**Data excerpt:**
§

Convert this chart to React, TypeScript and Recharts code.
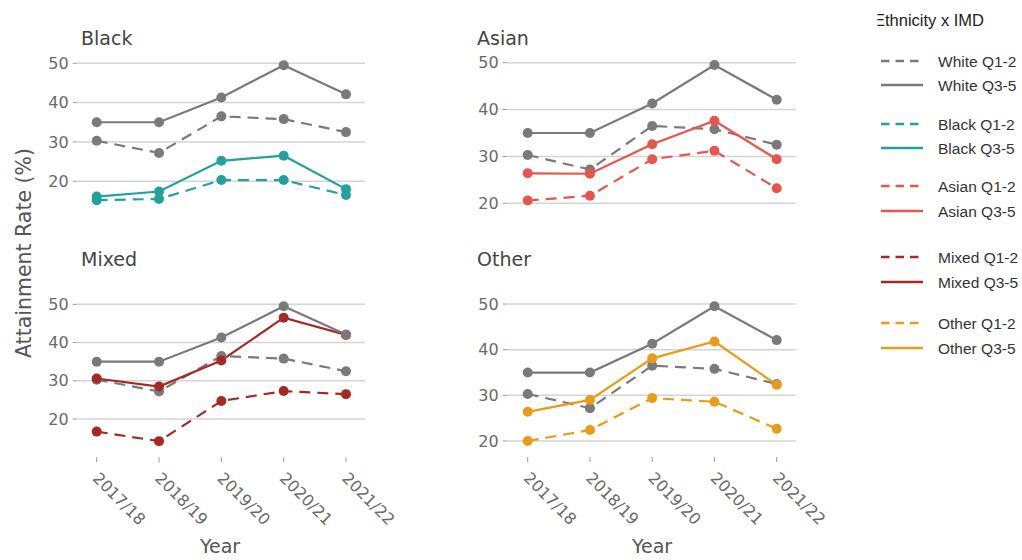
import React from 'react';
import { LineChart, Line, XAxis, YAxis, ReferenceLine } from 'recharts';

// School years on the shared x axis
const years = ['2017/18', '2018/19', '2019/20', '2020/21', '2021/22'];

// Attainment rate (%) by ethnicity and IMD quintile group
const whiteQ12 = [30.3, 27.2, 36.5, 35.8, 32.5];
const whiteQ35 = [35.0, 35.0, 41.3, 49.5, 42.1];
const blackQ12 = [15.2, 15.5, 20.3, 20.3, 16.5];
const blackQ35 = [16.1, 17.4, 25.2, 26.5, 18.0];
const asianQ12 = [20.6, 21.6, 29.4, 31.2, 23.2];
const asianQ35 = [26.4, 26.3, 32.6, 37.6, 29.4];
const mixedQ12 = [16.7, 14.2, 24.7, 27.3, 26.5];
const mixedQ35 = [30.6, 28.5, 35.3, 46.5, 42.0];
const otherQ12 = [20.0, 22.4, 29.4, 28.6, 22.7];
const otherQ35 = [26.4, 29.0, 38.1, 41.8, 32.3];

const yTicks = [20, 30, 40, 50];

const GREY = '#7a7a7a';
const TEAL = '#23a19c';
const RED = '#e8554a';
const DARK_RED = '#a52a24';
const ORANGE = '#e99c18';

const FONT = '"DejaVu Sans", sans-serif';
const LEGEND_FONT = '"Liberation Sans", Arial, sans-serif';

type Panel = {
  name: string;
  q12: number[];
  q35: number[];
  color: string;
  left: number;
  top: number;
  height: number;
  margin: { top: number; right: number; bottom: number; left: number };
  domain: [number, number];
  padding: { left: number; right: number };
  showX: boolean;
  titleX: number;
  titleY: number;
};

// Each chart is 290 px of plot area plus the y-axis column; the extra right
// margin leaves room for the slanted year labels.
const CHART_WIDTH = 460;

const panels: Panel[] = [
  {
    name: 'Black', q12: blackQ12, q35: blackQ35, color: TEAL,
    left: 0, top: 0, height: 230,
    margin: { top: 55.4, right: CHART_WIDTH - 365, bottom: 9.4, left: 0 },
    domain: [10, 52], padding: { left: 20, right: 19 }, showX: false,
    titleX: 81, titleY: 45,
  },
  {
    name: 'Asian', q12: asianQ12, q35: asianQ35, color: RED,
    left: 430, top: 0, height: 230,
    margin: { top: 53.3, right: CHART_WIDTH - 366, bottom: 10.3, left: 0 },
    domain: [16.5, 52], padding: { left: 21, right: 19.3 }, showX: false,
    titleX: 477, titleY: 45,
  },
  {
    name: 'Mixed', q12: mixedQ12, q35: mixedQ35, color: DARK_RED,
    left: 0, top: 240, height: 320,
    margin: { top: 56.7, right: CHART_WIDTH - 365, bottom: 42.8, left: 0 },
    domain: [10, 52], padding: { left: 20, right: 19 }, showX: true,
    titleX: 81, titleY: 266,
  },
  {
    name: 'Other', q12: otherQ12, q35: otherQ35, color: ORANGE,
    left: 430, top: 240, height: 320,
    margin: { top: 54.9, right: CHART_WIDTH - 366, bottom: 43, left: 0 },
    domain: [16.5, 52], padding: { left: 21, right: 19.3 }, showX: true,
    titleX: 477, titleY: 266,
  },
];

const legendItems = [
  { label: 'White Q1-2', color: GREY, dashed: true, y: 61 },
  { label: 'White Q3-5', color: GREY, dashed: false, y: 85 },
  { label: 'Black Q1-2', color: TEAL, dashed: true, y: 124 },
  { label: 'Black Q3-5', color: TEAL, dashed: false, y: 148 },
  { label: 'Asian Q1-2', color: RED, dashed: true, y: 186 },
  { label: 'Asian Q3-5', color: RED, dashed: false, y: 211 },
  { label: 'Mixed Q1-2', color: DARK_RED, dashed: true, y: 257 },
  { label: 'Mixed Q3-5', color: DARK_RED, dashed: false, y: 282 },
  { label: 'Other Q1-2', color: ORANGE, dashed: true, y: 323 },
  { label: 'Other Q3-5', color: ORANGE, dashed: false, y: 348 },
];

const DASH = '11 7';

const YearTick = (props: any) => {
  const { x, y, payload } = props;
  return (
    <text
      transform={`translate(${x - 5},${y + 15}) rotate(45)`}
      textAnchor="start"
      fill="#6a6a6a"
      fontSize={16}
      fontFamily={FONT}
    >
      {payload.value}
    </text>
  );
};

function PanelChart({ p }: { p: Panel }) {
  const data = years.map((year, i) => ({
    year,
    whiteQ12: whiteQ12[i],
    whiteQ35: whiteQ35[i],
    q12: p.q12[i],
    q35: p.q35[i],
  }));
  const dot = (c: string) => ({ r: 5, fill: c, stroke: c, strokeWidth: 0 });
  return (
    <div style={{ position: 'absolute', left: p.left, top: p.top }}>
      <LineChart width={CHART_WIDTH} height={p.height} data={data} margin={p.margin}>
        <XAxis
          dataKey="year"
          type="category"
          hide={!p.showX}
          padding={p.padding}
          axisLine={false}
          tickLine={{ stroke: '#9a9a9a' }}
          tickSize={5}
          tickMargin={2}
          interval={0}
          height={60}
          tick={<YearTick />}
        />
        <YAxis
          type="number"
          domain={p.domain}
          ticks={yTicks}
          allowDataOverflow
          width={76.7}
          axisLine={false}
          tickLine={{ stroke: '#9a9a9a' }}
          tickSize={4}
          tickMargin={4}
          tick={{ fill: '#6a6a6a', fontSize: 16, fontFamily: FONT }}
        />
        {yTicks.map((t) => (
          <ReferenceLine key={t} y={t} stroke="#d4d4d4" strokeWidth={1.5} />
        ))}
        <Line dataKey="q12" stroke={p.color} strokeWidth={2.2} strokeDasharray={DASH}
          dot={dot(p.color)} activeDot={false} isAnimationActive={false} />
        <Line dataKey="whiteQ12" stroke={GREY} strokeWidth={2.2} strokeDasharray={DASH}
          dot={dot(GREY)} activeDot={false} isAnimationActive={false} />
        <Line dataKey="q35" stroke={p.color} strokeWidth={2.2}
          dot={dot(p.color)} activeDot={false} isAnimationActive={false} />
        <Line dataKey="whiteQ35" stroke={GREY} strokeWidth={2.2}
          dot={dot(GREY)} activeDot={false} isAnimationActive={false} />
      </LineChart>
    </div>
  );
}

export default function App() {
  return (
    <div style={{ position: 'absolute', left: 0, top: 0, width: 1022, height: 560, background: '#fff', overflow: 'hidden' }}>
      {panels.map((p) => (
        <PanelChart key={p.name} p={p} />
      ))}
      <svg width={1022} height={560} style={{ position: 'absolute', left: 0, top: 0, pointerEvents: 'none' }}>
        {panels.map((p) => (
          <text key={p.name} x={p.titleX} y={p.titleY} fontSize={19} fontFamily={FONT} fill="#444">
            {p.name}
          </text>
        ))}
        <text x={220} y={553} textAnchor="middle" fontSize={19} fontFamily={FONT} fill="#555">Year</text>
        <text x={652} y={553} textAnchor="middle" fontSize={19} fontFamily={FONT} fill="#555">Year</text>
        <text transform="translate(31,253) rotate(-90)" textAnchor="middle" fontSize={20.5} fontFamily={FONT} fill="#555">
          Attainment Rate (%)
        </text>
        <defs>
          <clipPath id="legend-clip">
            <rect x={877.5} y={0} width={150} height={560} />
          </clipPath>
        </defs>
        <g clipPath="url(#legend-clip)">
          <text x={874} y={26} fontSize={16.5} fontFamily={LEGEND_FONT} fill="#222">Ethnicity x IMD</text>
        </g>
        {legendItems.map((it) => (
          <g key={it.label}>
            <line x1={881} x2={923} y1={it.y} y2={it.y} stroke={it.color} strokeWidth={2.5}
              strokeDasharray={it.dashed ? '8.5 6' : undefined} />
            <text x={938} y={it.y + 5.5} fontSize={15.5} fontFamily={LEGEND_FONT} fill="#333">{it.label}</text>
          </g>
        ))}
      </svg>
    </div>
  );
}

§

**Required task:**
Omit the pictures, then repeat exactly each line from the beginning of the listing through the line with "['2017/18', '2018/19', '2019/20', '2020/21', '2021/22'];".

**Solution to this exercise:**
Convert this chart to React, TypeScript and Recharts code.
import React from 'react';
import { LineChart, Line, XAxis, YAxis, ReferenceLine } from 'recharts';

// School years on the shared x axis
const years = ['2017/18', '2018/19', '2019/20', '2020/21', '2021/22'];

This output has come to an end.